Saturday, January 18, 2003

How to get a restraining order

How to get a restraining order
The Awareness Center's Daily Newsletter - Jan. 18, 2003

Learn how to file a restraining order. When you have been abused or assaulted, one of the best ways to protect yourself is to file for a restraining order with the courts.

Difficulty Level: Average    Time Required: 1-2 Days

Here's How:
  1. Visit a crisis center or domestic abuse prevention facility in your area and talk to an advocate about your restraining order. Do not try to do this by yourself. The advocate will have blank copies of the form.
  2. Get the forms necessary for filing the restraining order in your jurisdiction and read them carefully along with your advocate.
  3. Fill in all the information required on the restraining order forms. Tell the truth and give accurate names, dates, addresses and phone numbers. Especially important are details about threats and actual violence.
  4. Show your advocate any evidence you have collected: photos of bruises, police reports, doctor's reports, tape recordings of telephone conversations, etc.
  5. Follow your advocate's advice on how to present your evidence so the judge can allow it and give you the strongest possible restraining order.
  6. File your OFP or HRO request form with the court administrator where your advocate takes you. Tell the clerk how you want to receive your copy of the approved restraining order.
  7. The judge will look over your restraining order request forms during a break in his schedule. If he is convinced, he will sign a temporary restraining order. This is called an "Ex Parte" ("ex par-TAY")order, and is good until the hearing.
  8. Follow your advocate's advice on how to be safe as the police deliver a copy of the restraining order to your batterer. Statistically, this is the most dangerous time for you.
  9. The restraining order does not take effect until the perp gets his copy. If he comes near you before he is served, he is not guilty of a violation. However, that is a good opportunity for the police to serve him. Call 9-1-1.
  10. You will be notified when the perp is served. From that moment, be ready to call 9-1-1 and report even the slightest violation of the order. Keep your copy of the restraining order with you at all times.
  11. Get copies of the restraining order and give them to whoever needs to know: your landlord, your boss, the principal of your children's school, etc. Tell them to call 9-1-1 if they see your perp.
  12. An official hearing will be scheduled, usually within 10 days. This is where the judge will decide if the Ex Parte restraining order should be made official, and extended to one or two years.
  13. Attend the hearing with your advocate. Follow your advocate's advice on how to testify. Your perp will have the opportunity to present his side. Any witnesses must be present to testify.
  14. Hopefully, the judge will grant the long-term restraining order even after hearing the perp's side of the case. If an OFP, ask for detailed instructions on what the perp can and can not do.
  15. Carry a copy of the approved restraining order with you at all times. Report even the slightest violation of it. And celebrate. You now have some powerful friends.
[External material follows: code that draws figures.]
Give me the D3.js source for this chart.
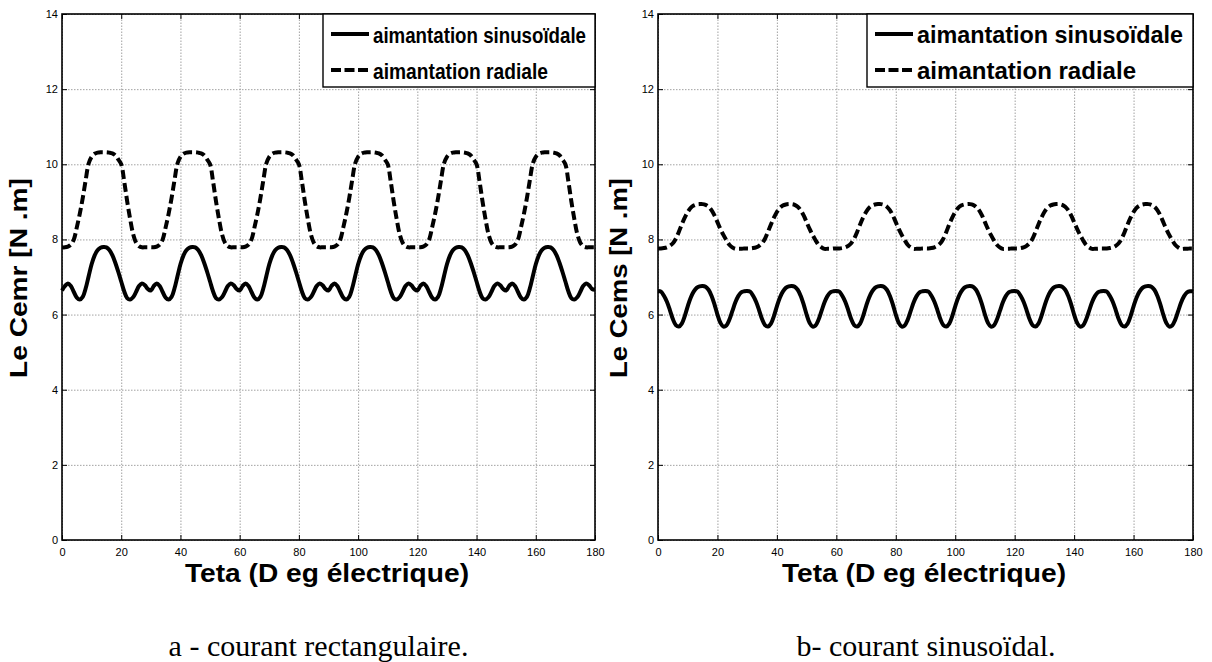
<!DOCTYPE html>
<html>
<head>
<meta charset="utf-8">
<script src="https://cdn.jsdelivr.net/npm/d3@7"></script>
<style>
  body { margin: 0; background: #fff; }
  svg { font-family: "Liberation Sans", Arial, sans-serif; }
  .grid line { stroke: #8a8a8a; stroke-dasharray: 1.5, 1.5; stroke-width: 0.8; }
  .grid path { display: none; }
  .ticks path { display: none; }
  .ticks line { stroke: #000; stroke-width: 1; }
  .ticks text { font-size: 11px; fill: #000; }
  .line { fill: none; stroke: #000; stroke-width: 4; stroke-linejoin: round; }
  .dash { stroke-dasharray: 9, 4; }
  .box { fill: none; stroke: #000; stroke-width: 1.6; }
</style>
</head>
<body>
<svg id="fig" width="1212" height="662"></svg>
<script>
// angle in electrical degrees, one sample per degree
var teta = d3.range(0, 181, 1);

// a - courant rectangulaire
var cemrSinusoidale = [
  6.64,6.76,6.83,6.76,6.60,6.45,6.40,6.47,6.70,7.02,7.34,7.57,7.71,7.78,7.80,7.79,7.72,7.58,7.38,7.14,6.88,6.62,6.44,6.40,6.46,6.60,6.76,6.83,6.78,6.68,
  6.64,6.76,6.83,6.76,6.60,6.45,6.40,6.47,6.70,7.02,7.34,7.57,7.71,7.78,7.80,7.79,7.72,7.58,7.38,7.14,6.88,6.62,6.44,6.40,6.46,6.60,6.76,6.83,6.78,6.68,
  6.64,6.76,6.83,6.76,6.60,6.45,6.40,6.47,6.70,7.02,7.34,7.57,7.71,7.78,7.80,7.79,7.72,7.58,7.38,7.14,6.88,6.62,6.44,6.40,6.46,6.60,6.76,6.83,6.78,6.68,
  6.64,6.76,6.83,6.76,6.60,6.45,6.40,6.47,6.70,7.02,7.34,7.57,7.71,7.78,7.80,7.79,7.72,7.58,7.38,7.14,6.88,6.62,6.44,6.40,6.46,6.60,6.76,6.83,6.78,6.68,
  6.64,6.76,6.83,6.76,6.60,6.45,6.40,6.47,6.70,7.02,7.34,7.57,7.71,7.78,7.80,7.79,7.72,7.58,7.38,7.14,6.88,6.62,6.44,6.40,6.46,6.60,6.76,6.83,6.78,6.68,
  6.64,6.76,6.83,6.76,6.60,6.45,6.40,6.47,6.70,7.02,7.34,7.57,7.71,7.78,7.80,7.79,7.72,7.58,7.38,7.14,6.88,6.62,6.44,6.40,6.46,6.60,6.76,6.83,6.78,6.68,
  6.66
];
var cemrRadiale = [
  7.79,7.79,7.81,7.86,8.00,8.32,8.68,9.10,9.58,10.02,10.20,10.28,10.31,10.32,10.32,10.32,10.31,10.29,10.24,10.13,10.00,9.55,9.02,8.55,8.15,7.92,7.82,7.79,7.79,7.79,
  7.79,7.79,7.81,7.86,8.00,8.32,8.68,9.10,9.58,10.02,10.20,10.28,10.31,10.32,10.32,10.32,10.31,10.29,10.24,10.13,10.00,9.55,9.02,8.55,8.15,7.92,7.82,7.79,7.79,7.79,
  7.79,7.79,7.81,7.86,8.00,8.32,8.68,9.10,9.58,10.02,10.20,10.28,10.31,10.32,10.32,10.32,10.31,10.29,10.24,10.13,10.00,9.55,9.02,8.55,8.15,7.92,7.82,7.79,7.79,7.79,
  7.79,7.79,7.81,7.86,8.00,8.32,8.68,9.10,9.58,10.02,10.20,10.28,10.31,10.32,10.32,10.32,10.31,10.29,10.24,10.13,10.00,9.55,9.02,8.55,8.15,7.92,7.82,7.79,7.79,7.79,
  7.79,7.79,7.81,7.86,8.00,8.32,8.68,9.10,9.58,10.02,10.20,10.28,10.31,10.32,10.32,10.32,10.31,10.29,10.24,10.13,10.00,9.55,9.02,8.55,8.15,7.92,7.82,7.79,7.79,7.79,
  7.79,7.79,7.81,7.86,8.00,8.32,8.68,9.10,9.58,10.02,10.20,10.28,10.31,10.32,10.32,10.32,10.31,10.29,10.24,10.13,10.00,9.55,9.02,8.55,8.15,7.92,7.82,7.79,7.79,7.79,
  7.79
];

// b- courant sinusoidal
var cemsSinusoidale = [
  6.63,6.61,6.50,6.34,6.12,5.88,5.72,5.68,5.76,5.96,6.22,6.45,6.61,6.71,6.75,6.76,6.74,6.66,6.50,6.27,6.00,5.78,5.68,5.71,5.86,6.09,6.32,6.49,6.59,6.62,
  6.63,6.61,6.50,6.34,6.12,5.88,5.72,5.68,5.76,5.96,6.22,6.45,6.61,6.71,6.75,6.76,6.74,6.66,6.50,6.27,6.00,5.78,5.68,5.71,5.86,6.09,6.32,6.49,6.59,6.62,
  6.63,6.61,6.50,6.34,6.12,5.88,5.72,5.68,5.76,5.96,6.22,6.45,6.61,6.71,6.75,6.76,6.74,6.66,6.50,6.27,6.00,5.78,5.68,5.71,5.86,6.09,6.32,6.49,6.59,6.62,
  6.63,6.61,6.50,6.34,6.12,5.88,5.72,5.68,5.76,5.96,6.22,6.45,6.61,6.71,6.75,6.76,6.74,6.66,6.50,6.27,6.00,5.78,5.68,5.71,5.86,6.09,6.32,6.49,6.59,6.62,
  6.63,6.61,6.50,6.34,6.12,5.88,5.72,5.68,5.76,5.96,6.22,6.45,6.61,6.71,6.75,6.76,6.74,6.66,6.50,6.27,6.00,5.78,5.68,5.71,5.86,6.09,6.32,6.49,6.59,6.62,
  6.63,6.61,6.50,6.34,6.12,5.88,5.72,5.68,5.76,5.96,6.22,6.45,6.61,6.71,6.75,6.76,6.74,6.66,6.50,6.27,6.00,5.78,5.68,5.71,5.86,6.09,6.32,6.49,6.59,6.62,
  6.62
];
var cemsRadiale = [
  7.76,7.76,7.77,7.79,7.83,7.90,8.02,8.20,8.40,8.58,8.73,8.84,8.90,8.93,8.94,8.94,8.92,8.87,8.78,8.64,8.46,8.28,8.12,7.98,7.86,7.79,7.75,7.75,7.75,7.76,
  7.76,7.76,7.77,7.79,7.83,7.90,8.02,8.20,8.40,8.58,8.73,8.84,8.90,8.93,8.94,8.94,8.92,8.87,8.78,8.64,8.46,8.28,8.12,7.98,7.86,7.79,7.75,7.75,7.75,7.76,
  7.76,7.76,7.77,7.79,7.83,7.90,8.02,8.20,8.40,8.58,8.73,8.84,8.90,8.93,8.94,8.94,8.92,8.87,8.78,8.64,8.46,8.28,8.12,7.98,7.86,7.79,7.75,7.75,7.75,7.76,
  7.76,7.76,7.77,7.79,7.83,7.90,8.02,8.20,8.40,8.58,8.73,8.84,8.90,8.93,8.94,8.94,8.92,8.87,8.78,8.64,8.46,8.28,8.12,7.98,7.86,7.79,7.75,7.75,7.75,7.76,
  7.76,7.76,7.77,7.79,7.83,7.90,8.02,8.20,8.40,8.58,8.73,8.84,8.90,8.93,8.94,8.94,8.92,8.87,8.78,8.64,8.46,8.28,8.12,7.98,7.86,7.79,7.75,7.75,7.75,7.76,
  7.76,7.76,7.77,7.79,7.83,7.90,8.02,8.20,8.40,8.58,8.73,8.84,8.90,8.93,8.94,8.94,8.92,8.87,8.78,8.64,8.46,8.28,8.12,7.98,7.86,7.79,7.75,7.75,7.75,7.76,
  7.76
];

var xTicks = [0, 20, 40, 60, 80, 100, 120, 140, 160, 180];
var yTicks = [0, 2, 4, 6, 8, 10, 12, 14];
var legendLabels = ["aimantation sinusoïdale", "aimantation radiale"];
var xLabel = "Teta (D eg électrique)";
var yLabels = ["Le Cemr [N .m]", "Le Cems [N .m]"];
var captions = ["a - courant rectangulaire.", "b- courant sinusoïdal."];

var svg = d3.select("#fig");

// layout of the two panels (pixels)
var panels = [
  { left: 62, top: 14, w: 533, h: 526, sin: cemrSinusoidale, rad: cemrRadiale,
    ylab: yLabels[0], ylabX: 27, cap: captions[0], capX: 318.5, xlabX: 327,
    leg: { x: 323, w: 272, font: 22, len: [213, 175] } },
  { left: 658, top: 14, w: 535, h: 526, sin: cemsSinusoidale, rad: cemsRadiale,
    ylab: yLabels[1], ylabX: 627, cap: captions[1], capX: 926, xlabX: 924,
    leg: { x: 867, w: 326, font: 24, len: [266, 219] } }
];

panels.forEach(function (p) {
  var g = svg.append("g")
    .attr("transform", "translate(" + p.left + "," + p.top + ")");

  var x = d3.scaleLinear().domain([0, 180]).range([0, p.w]),
    y = d3.scaleLinear().domain([0, 14]).range([p.h, 0]);

  // dotted grid
  g.append("g")
    .attr("class", "grid")
    .attr("transform", "translate(0," + p.h + ")")
    .call(d3.axisBottom(x).tickValues(xTicks).tickSize(-p.h).tickFormat(""));
  g.append("g")
    .attr("class", "grid")
    .call(d3.axisLeft(y).tickValues(yTicks).tickSize(-p.w).tickFormat(""));

  var line = d3.line()
    .x(function (d, i) { return x(teta[i]); })
    .y(function (d) { return y(d); })
    .curve(d3.curveCatmullRom.alpha(0.5));

  g.append("path")
    .attr("class", "line dash")
    .attr("d", line(p.rad));
  g.append("path")
    .attr("class", "line")
    .attr("d", line(p.sin));

  // inward ticks on the four sides
  g.append("g")
    .attr("class", "ticks")
    .attr("transform", "translate(0," + p.h + ")")
    .call(d3.axisBottom(x).tickValues(xTicks).tickSizeInner(-5).tickSizeOuter(0).tickPadding(8));
  g.append("g")
    .attr("class", "ticks")
    .call(d3.axisLeft(y).tickValues(yTicks).tickSizeInner(-5).tickSizeOuter(0).tickPadding(4));
  g.append("g")
    .attr("class", "ticks")
    .call(d3.axisTop(x).tickValues(xTicks).tickSizeInner(-5).tickSizeOuter(0).tickFormat(""));
  g.append("g")
    .attr("class", "ticks")
    .attr("transform", "translate(" + p.w + ",0)")
    .call(d3.axisRight(y).tickValues(yTicks).tickSizeInner(-5).tickSizeOuter(0).tickFormat(""));

  g.append("rect")
    .attr("class", "box")
    .attr("width", p.w)
    .attr("height", p.h);

  // legend
  var lg = g.append("g")
    .attr("transform", "translate(" + (p.leg.x - p.left) + ",0)");
  lg.append("rect")
    .attr("width", p.leg.w)
    .attr("height", 73)
    .style("fill", "#fff")
    .style("stroke", "#000")
    .style("stroke-width", 1.4);

  var item = lg.selectAll(".item")
    .data(legendLabels)
    .enter()
    .append("g")
    .attr("class", "item")
    .attr("transform", function (d, i) { return "translate(0," + (20 + i * 36) + ")"; });

  item.append("line")
    .attr("x1", 8)
    .attr("x2", 46)
    .style("stroke", "#000")
    .style("stroke-width", 4)
    .style("stroke-dasharray", function (d, i) { return i === 1 ? "10,3.5" : null; });

  item.append("text")
    .attr("x", 50)
    .attr("y", 9)
    .attr("textLength", function (d, i) { return p.leg.len[i]; })
    .attr("lengthAdjust", "spacingAndGlyphs")
    .style("font-size", p.leg.font + "px")
    .style("font-weight", "bold")
    .text(function (d) { return d; });

  // axis titles
  svg.append("text")
    .attr("x", p.xlabX - 142)
    .attr("y", 582)
    .attr("textLength", 284)
    .attr("lengthAdjust", "spacingAndGlyphs")
    .style("font-size", "26px")
    .style("font-weight", "bold")
    .text(xLabel);

  svg.append("text")
    .attr("transform", "translate(" + p.ylabX + ",378) rotate(-90)")
    .attr("textLength", 200)
    .attr("lengthAdjust", "spacingAndGlyphs")
    .style("font-size", "23px")
    .style("font-weight", "bold")
    .text(p.ylab);

  svg.append("text")
    .attr("x", p.capX)
    .attr("y", 656)
    .attr("text-anchor", "middle")
    .style("font-family", "'Liberation Serif', 'Times New Roman', serif")
    .style("font-size", "30px")
    .text(p.cap);
});
</script>
</body>
</html>
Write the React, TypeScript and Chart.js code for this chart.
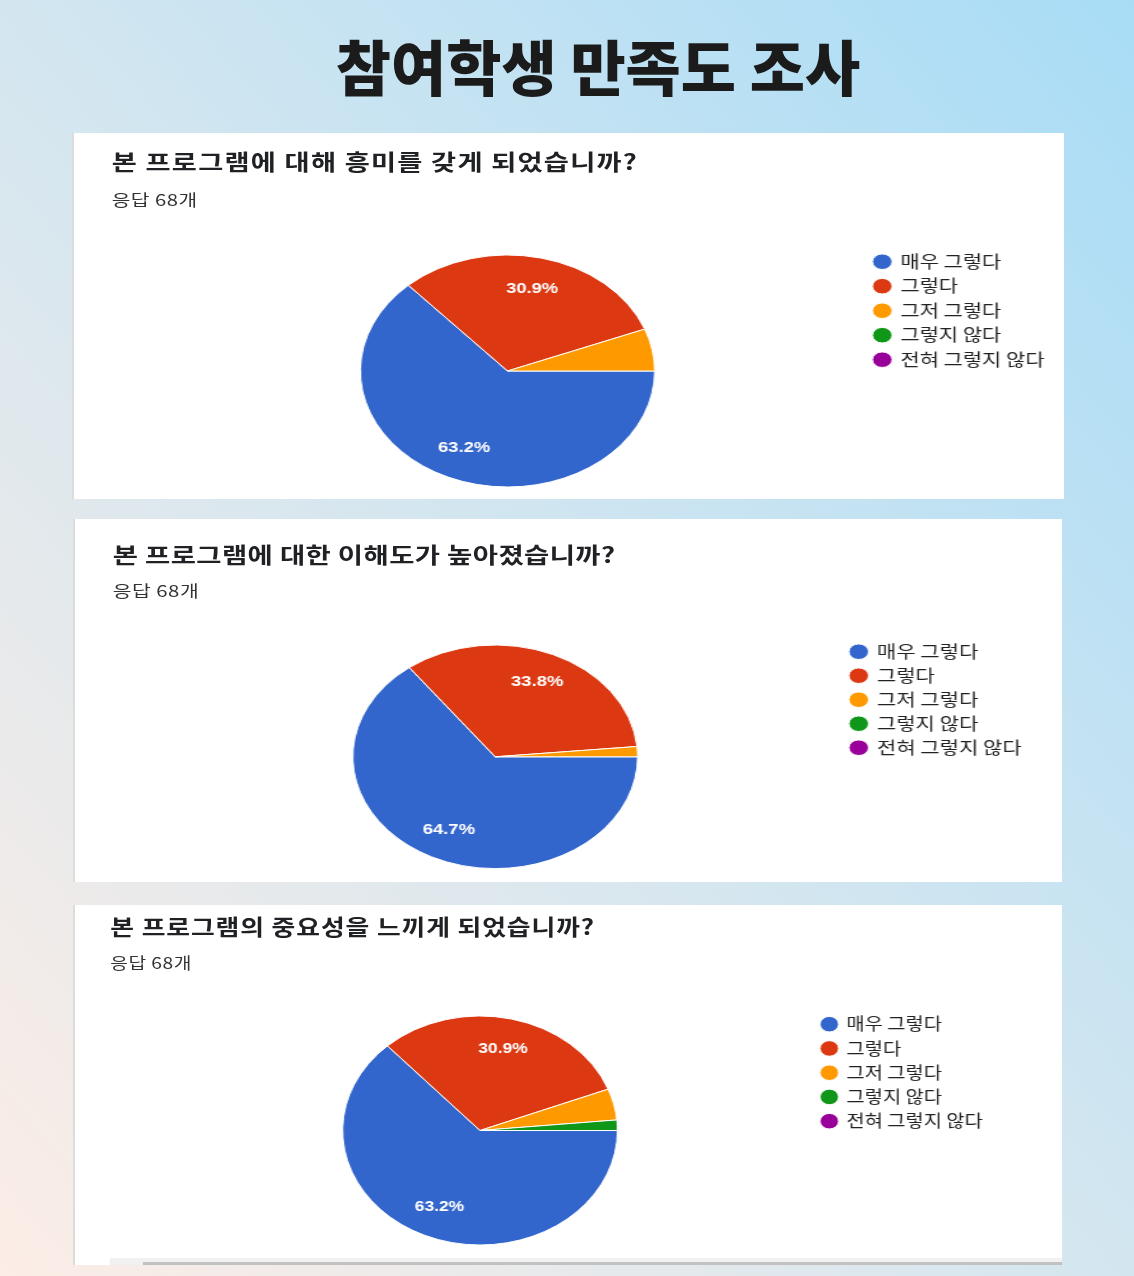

  1. This advice is based on Minnesota law. Check with an advocate to make sure it accurately reflects the laws in your state.
  2. Remember, an OFP or HRO is a legal document. Know who to call to enforce it.
  3. The restraining order is between the judge and your perp. Even if you invite the perp to come back, he will be arrested unless you officially cancel the order.
  4. The restraining order only goes one way. It is against your perp, restricting his actions. It is not against you.
  5. Again, go find an advocate and work with her. Do not try to file a restraining order by yourself.